Too often forward-looking leaders jump into action by developing next generation leaders, creating new reporting structures, revisiting estate plans, and establishing new governance structures. All of which are important. However, sometimes leaders find themselves in active pursuit of a destination that is not only unclear to them, but is interpreted differently by multiple stakeholders in the process.
So before you put the car in drive, be sure to communicate with your passengers and gain alignment on some important questions: What is our ultimate destination? Which roads will get us there while meeting our objectives along the way? If we need to take a detour, what are the best alternatives? What is our arrival date? How will we know we’re there?
A desired outcome, or vision for what future leadership looks like helps ensure alignment and creates the collective energy you need for a very important journey.
A young next generation executive working for the family business her father founded recently told me that lack of accountability among family members in the business was hampering the successful transition of the company to the next generation.
Unfortunately her comments mirrored those of other clients who have had difficult transitions due to apparent lack of accountability. Why is accountability such an elusive issue in many family businesses?

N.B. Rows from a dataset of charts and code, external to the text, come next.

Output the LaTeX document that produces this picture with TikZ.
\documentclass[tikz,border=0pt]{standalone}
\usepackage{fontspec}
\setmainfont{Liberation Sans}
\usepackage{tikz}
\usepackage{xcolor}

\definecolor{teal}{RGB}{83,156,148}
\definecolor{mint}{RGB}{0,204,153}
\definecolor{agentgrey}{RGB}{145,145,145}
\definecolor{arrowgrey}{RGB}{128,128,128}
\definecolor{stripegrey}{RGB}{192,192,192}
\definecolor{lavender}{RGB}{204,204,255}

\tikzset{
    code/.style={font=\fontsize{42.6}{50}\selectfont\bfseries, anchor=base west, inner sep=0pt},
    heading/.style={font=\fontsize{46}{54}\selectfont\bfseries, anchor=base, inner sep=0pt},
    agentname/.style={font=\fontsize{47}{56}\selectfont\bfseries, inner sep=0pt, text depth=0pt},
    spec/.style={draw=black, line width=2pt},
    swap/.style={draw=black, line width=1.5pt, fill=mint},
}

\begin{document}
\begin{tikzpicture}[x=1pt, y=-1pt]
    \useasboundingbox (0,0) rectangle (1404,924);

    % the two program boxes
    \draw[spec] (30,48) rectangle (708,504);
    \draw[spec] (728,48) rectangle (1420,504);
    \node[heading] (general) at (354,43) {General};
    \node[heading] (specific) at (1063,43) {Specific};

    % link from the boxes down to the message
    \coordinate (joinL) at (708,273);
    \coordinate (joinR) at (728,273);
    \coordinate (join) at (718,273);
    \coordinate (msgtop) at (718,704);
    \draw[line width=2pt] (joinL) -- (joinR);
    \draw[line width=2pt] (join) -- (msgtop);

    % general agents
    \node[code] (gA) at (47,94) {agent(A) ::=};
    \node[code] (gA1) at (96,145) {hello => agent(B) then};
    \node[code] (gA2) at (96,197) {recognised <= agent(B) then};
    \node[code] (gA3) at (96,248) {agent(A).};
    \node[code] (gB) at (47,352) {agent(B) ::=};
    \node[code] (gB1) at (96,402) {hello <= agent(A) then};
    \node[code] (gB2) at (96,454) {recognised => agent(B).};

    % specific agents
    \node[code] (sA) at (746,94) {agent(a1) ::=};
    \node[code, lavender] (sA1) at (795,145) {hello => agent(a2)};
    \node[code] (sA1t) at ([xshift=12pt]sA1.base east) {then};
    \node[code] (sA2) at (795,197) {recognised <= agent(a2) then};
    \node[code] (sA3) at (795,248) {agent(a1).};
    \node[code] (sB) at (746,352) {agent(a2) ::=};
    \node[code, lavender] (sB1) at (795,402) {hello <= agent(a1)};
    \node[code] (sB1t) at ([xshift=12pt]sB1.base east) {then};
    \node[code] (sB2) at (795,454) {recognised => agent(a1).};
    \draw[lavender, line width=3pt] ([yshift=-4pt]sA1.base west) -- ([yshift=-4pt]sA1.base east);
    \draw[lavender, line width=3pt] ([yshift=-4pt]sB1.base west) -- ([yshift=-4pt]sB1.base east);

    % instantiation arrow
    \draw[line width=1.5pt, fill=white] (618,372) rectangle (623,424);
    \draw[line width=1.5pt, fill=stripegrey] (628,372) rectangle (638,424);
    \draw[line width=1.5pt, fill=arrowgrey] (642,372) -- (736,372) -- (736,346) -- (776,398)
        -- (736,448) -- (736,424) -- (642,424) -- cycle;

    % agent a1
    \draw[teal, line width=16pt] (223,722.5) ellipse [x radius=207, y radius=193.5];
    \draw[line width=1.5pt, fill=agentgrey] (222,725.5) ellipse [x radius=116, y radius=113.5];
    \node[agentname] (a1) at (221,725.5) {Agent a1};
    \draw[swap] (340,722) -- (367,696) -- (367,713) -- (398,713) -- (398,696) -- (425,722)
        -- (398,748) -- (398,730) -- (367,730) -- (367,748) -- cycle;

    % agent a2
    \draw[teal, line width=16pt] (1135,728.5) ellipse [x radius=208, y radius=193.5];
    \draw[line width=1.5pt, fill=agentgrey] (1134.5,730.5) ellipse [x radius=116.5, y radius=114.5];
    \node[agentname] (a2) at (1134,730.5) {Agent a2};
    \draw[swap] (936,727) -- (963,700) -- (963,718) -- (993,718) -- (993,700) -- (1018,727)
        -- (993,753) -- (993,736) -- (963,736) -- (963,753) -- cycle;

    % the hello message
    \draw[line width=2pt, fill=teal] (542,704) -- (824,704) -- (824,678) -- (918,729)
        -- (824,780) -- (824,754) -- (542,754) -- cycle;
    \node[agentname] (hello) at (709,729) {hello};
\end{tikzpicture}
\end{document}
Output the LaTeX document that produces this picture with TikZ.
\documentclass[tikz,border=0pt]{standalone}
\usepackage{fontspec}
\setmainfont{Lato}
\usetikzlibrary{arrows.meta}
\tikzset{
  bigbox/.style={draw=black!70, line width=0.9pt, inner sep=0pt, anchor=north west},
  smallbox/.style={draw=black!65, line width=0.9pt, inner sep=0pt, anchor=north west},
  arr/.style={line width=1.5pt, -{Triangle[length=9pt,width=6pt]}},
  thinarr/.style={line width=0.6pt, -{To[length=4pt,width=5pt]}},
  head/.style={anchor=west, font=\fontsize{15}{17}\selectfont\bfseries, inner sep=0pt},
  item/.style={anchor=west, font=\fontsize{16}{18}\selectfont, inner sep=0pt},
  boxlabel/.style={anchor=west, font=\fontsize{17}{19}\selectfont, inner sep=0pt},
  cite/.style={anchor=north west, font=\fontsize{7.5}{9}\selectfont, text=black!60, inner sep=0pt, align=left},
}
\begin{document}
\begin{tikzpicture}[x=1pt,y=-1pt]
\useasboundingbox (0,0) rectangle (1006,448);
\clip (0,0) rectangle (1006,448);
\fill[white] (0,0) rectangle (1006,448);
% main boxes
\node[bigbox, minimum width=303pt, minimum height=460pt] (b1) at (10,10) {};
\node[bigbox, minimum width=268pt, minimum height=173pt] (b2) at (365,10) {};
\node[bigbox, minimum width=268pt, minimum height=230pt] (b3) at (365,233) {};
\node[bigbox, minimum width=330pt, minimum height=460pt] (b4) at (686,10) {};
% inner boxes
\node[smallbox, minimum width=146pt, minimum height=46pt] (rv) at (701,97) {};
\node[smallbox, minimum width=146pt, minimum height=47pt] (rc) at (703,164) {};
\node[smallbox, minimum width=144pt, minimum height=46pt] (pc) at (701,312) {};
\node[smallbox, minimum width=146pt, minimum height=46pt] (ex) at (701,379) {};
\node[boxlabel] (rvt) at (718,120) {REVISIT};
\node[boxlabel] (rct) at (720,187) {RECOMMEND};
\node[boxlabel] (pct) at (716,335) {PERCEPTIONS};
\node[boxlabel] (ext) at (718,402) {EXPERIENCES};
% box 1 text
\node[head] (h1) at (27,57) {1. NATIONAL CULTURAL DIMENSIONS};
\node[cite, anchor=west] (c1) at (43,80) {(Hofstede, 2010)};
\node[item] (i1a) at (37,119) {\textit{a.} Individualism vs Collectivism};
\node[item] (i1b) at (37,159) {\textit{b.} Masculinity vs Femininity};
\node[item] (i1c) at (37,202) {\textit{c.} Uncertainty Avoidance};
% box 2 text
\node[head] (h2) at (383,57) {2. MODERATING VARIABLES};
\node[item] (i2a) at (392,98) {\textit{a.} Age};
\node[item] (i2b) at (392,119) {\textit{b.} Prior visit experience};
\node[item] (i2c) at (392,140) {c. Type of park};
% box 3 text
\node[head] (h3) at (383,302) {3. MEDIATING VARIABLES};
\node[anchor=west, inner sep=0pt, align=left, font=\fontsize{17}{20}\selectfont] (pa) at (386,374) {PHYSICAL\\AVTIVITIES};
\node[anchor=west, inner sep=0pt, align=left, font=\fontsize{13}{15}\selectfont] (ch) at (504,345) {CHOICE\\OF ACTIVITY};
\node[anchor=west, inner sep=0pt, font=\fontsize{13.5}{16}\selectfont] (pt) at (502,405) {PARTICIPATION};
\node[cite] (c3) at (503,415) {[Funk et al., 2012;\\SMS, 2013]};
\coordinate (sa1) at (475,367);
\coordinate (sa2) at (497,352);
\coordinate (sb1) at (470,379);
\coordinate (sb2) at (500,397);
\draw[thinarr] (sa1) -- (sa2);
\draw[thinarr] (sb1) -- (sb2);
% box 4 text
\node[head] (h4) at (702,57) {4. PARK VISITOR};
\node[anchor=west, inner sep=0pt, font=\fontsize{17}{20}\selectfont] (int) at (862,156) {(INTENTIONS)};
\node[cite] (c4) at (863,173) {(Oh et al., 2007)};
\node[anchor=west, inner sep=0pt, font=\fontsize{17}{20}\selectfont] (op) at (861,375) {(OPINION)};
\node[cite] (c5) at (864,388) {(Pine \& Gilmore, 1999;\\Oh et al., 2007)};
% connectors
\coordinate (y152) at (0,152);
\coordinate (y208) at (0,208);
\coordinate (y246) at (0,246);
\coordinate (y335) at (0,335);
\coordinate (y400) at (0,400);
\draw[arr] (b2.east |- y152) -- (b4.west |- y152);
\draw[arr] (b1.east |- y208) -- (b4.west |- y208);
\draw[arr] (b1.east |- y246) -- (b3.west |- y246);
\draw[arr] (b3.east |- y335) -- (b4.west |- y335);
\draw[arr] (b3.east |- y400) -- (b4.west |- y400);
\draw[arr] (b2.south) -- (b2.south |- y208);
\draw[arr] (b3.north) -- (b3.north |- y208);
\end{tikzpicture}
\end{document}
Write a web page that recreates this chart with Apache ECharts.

Perhaps it is because accountability is thought to be synonymous with “consequences” and thought of as punishment for failing to accomplish a task. Yet, if we looked at accountability with a different lens, perhaps some of the barriers to its acceptance might be torn down.
Rather than looking at it as a way to impose consequences or punishment for failure, we should be welcoming accountability as a process that offers an opportunity to learn and improve on results that are both positive and/or miss the mark. Clear communication of agreed upon goals and measureable benchmarks to achieving the goals are prerequisites for the successful integration of accountability into a positive culture for the family business. With this positive process in place it will be much easier to establish a meritocracy based on accountability as opposed to an aristocracy.